We held WAC 296-126-092 prohibited employees from working three hours
uninterrupted without a break, 1 even if the employee was receiving overtime pay and
notwithstanding a conflicting break provision in the employees' collective
bargaining agreement. The employer's alternate accommodation-overtime pay
and a different break schedule-was not a substitute for the policy advanced by the
rest break regulation, namely that "employees [are] afforded healthy working
conditions and adequate wages." Id. at 852. Any practice that "decrease[s] the
frequency of worker's rest periods ... thwart[s] that fundamental purpose." Id.
Ten years after Wingert, we again interpreted WAC 296-126-092(4) in a way
that protected workers' rights. Wash. State Nurses Ass 'n v. Sacred Heart Med.
Center, 175 Wn.2d 822, 287 P.3d 516 (2012). The employer in that case often
required employees to work through rest breaks during their eight-hour shifts.
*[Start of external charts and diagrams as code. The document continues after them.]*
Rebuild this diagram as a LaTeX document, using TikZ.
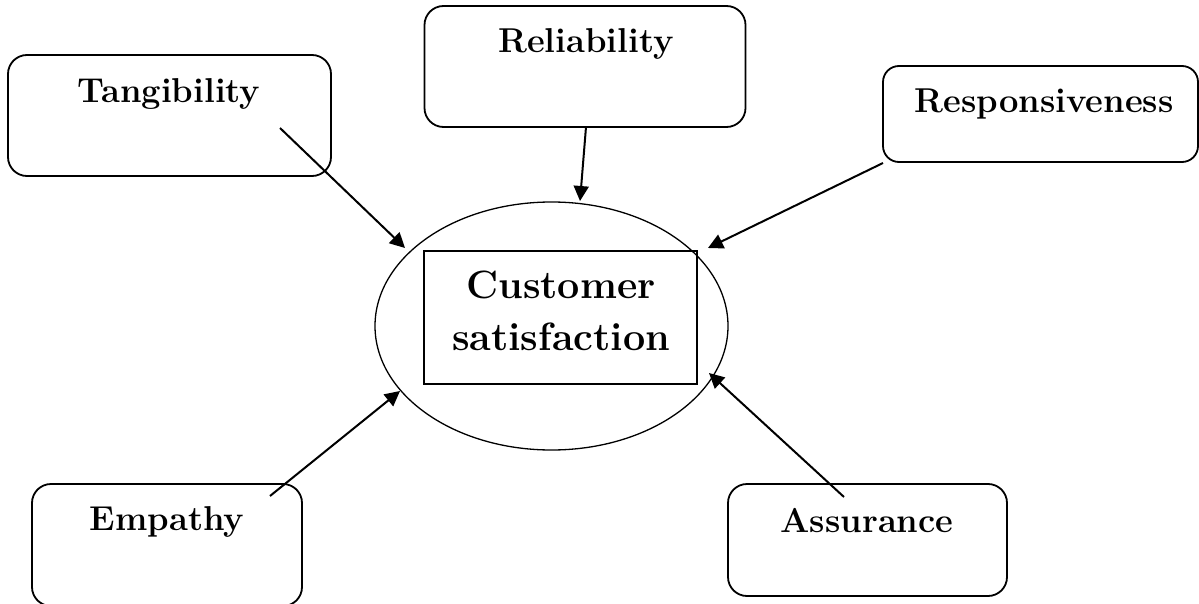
\documentclass[tikz,border=0pt]{standalone}
\usepackage{fontspec}
\usetikzlibrary{arrows.meta,shapes.geometric}
\tikzset{
  factorbox/.style={draw, line width=1.8pt, rounded corners=19pt, inner sep=0pt},
  factortext/.style={anchor=base, inner sep=0pt, font=\fontsize{34.5}{40}\selectfont\bfseries},
  coretext/.style={anchor=base, inner sep=0pt, align=center, font=\fontsize{39.5}{52}\selectfont\bfseries},
  link/.style={line width=2pt, -{Triangle[length=15pt,width=15pt]}},
}
\begin{document}
\begin{tikzpicture}[x=1pt,y=-1pt]
\useasboundingbox (0,0) rectangle (1199,604);

% outer ellipse and inner frame
\node[draw, line width=1.3pt, ellipse, minimum width=353pt, minimum height=248pt, inner sep=0pt] (sat) at (551.5,326) {};
\node[draw, line width=1.8pt, minimum width=273pt, minimum height=133pt, inner sep=0pt] (frame) at (560.5,317.5) {};
% base anchor sits on the last line
\node[coretext] (sattext) at (561,350) {Customer\\satisfaction};

% factor boxes
\node[factorbox, minimum width=323pt, minimum height=121pt] (tang) at (169.5,115.5) {};
\node[factortext] (tangtext) at (169,103) {Tangibility};

\node[factorbox, minimum width=321pt, minimum height=121pt] (reli) at (585,66.5) {};
\node[factortext] (relitext) at (586,53) {Reliability};

\node[factorbox, minimum width=315pt, minimum height=96pt, rounded corners=16pt] (resp) at (1040.5,114) {};
\node[factortext] (resptext) at (1044,113) {Responsiveness};

\node[factorbox, minimum width=270pt, minimum height=122pt] (emp) at (167,545) {};
\node[factortext] (emptext) at (167,530) {Empathy};

\node[factorbox, minimum width=279pt, minimum height=112pt] (assu) at (867.5,540) {};
\node[factortext] (assutext) at (867,532) {Assurance};

% arrow ends
\coordinate (tangout) at (280,128);
\coordinate (tangin) at (405,248);
\coordinate (reliout) at (586,127);
\coordinate (reliin) at (580,201);
\coordinate (respout) at (883,163);
\coordinate (respin) at (708,248);
\coordinate (empout) at (270,496);
\coordinate (empin) at (400,391);
\coordinate (assuout) at (844,497);
\coordinate (assuin) at (709,373);

\draw[link] (tangout) -- (tangin);
\draw[link] (reliout) -- (reliin);
\draw[link] (respout) -- (respin);
\draw[link] (empout) -- (empin);
\draw[link] (assuout) -- (assuin);
\end{tikzpicture}
\end{document}
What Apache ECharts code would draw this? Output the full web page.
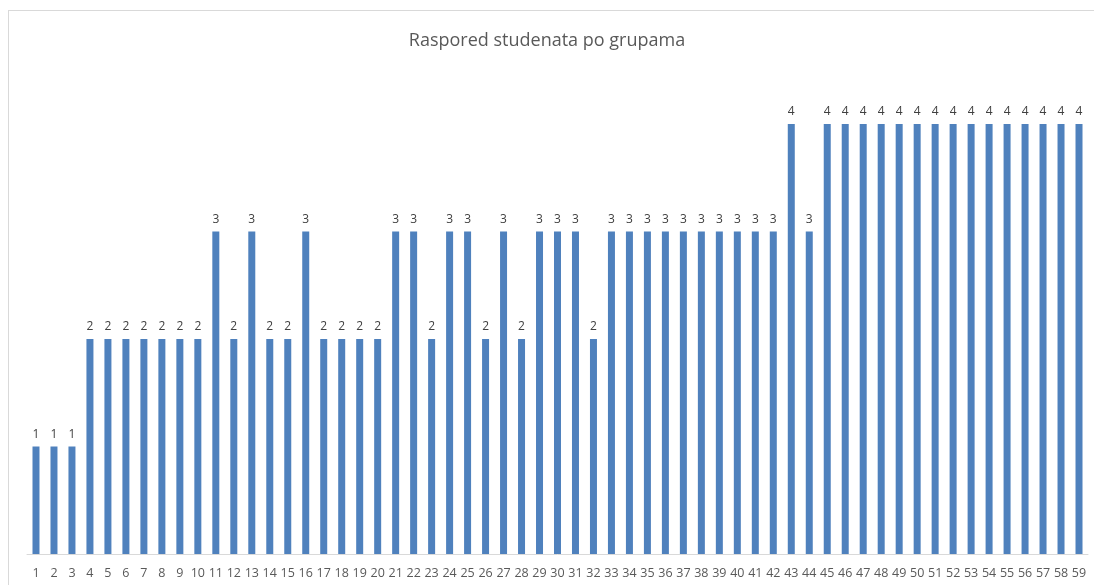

Although the employer would pay employees for missed rest breaks, it did not pay
overtime, since the employees were never on the employer's premises for more than
eight hours. Citing WAC 296-126-092( 4), the MWA and "considerations of
employee health," we required the employer to compensate missed rest breaks at the
1
WAC 296-126-092(4) provides, "Employees shall be allowed a rest period of not less
than ten minutes, on the employer's time, for each four hours of working time .... No employee
shall be required to work more than three hours without a rest period."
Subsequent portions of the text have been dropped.